Sie und ihre Mitarbeiter bringen Filmemacher mit Islam-Experten zusammen und assistieren ihnen bei der „Erstellung“ der muslimischen Serien- und Filmfiguren. Diese sollen nach Möglichkeit multidimensional sein, die Pluralität innerhalb der Gruppe der Muslime berücksichtigen. Bisher habe Most bereits einige Figuren in erfolgreichen Serien mitgestalten, manchmal sogar ganz ummodellieren können. In einer Serie etwa habe ein reicher Geschäftsmann aus dem Jemen seine zehnjährige Braut in die USA bringen wollen. Eine untypische Handlung, wie Schneider meint. Reiche, polyglotte Unternehmer hätten mit Kinderheirat nur in den allerseltensten Fällen zu tun.

Erfolge und Selbstkritik. Die Präsenz der sozialen, kulturellen und ethnischen Diversität in den US-amerikanischen Medien funktioniert vergleichsweise gut: Schwarze, asiatische und hispanische Nachrichtensprecher fallen schon gar nicht mehr auf. Auch das Publikum bei den Debatten im Rahmen des Präsidentschaftswahlkampfes war ethnisch durchmischt.

Journalisten und Medienschaffende üben dennoch Selbstkritik – die amerikanische Gesellschaft werde in den Medien trotz aller Bemühungen nicht adäquat reflektiert. Besonders bei den Muslimen gebe es noch Aufholbedarf, auch wenn seit den Terroranschlägen mehr Muslime in Medien und Politik sichtbar sind (im Kongress der Vereinigten Staaten sitzen die Muslime Keith Ellison und André Carson).

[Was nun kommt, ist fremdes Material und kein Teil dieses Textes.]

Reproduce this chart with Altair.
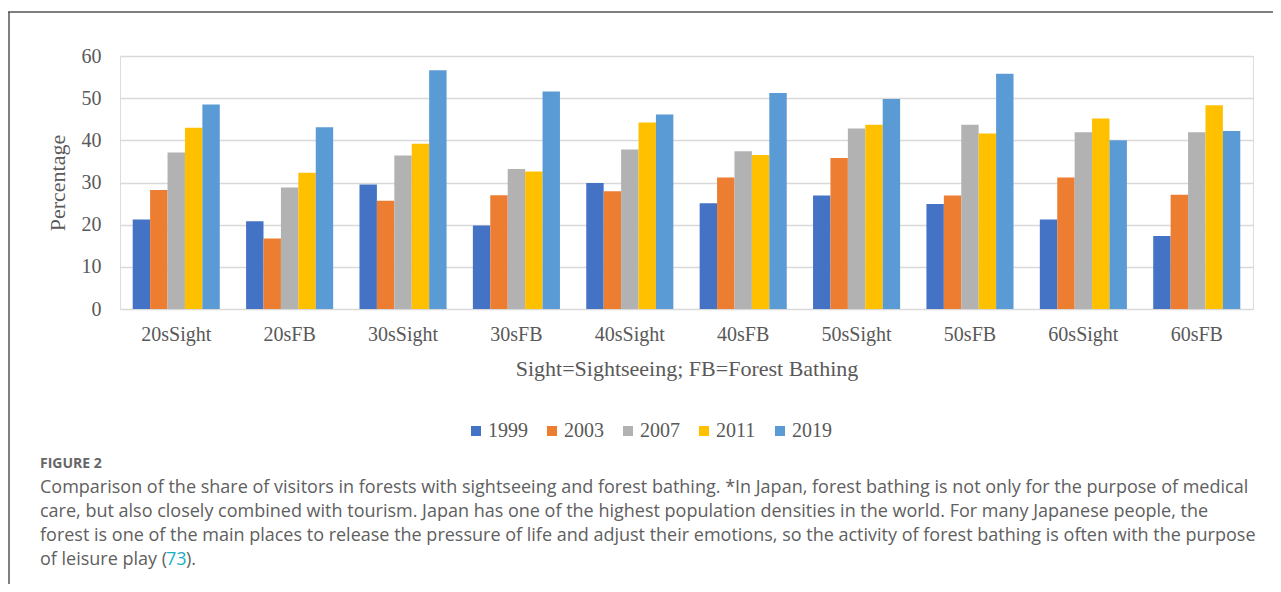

Sichtbar wurden US-Muslime im vergangenen Jahr auch durch eine Reality-Serie, die auf dem Sender TLC ausgestrahlt wurde. „All-American Muslim“ begleitete fünf libanesisch-amerikanische Familien durch den (ganz normalen, terrorfreien) Alltag. Die Serie erhielt durchwegs positive Rezensionen, wurde aber nach einer Staffel aufgrund sinkender Zuschauerzahlen abgesetzt. Formate wie diese seien zwar witzig, meint Cynthia Schneider, aber letztlich doch nicht erstrebenswert, da Muslime in eine eigene Serie ausquartiert werden. Ihr Ziel sei es, amerikanische Muslime als Teil der Gesamtgesellschaft zu präsentieren – und zwar in allen Mainstream-Formaten.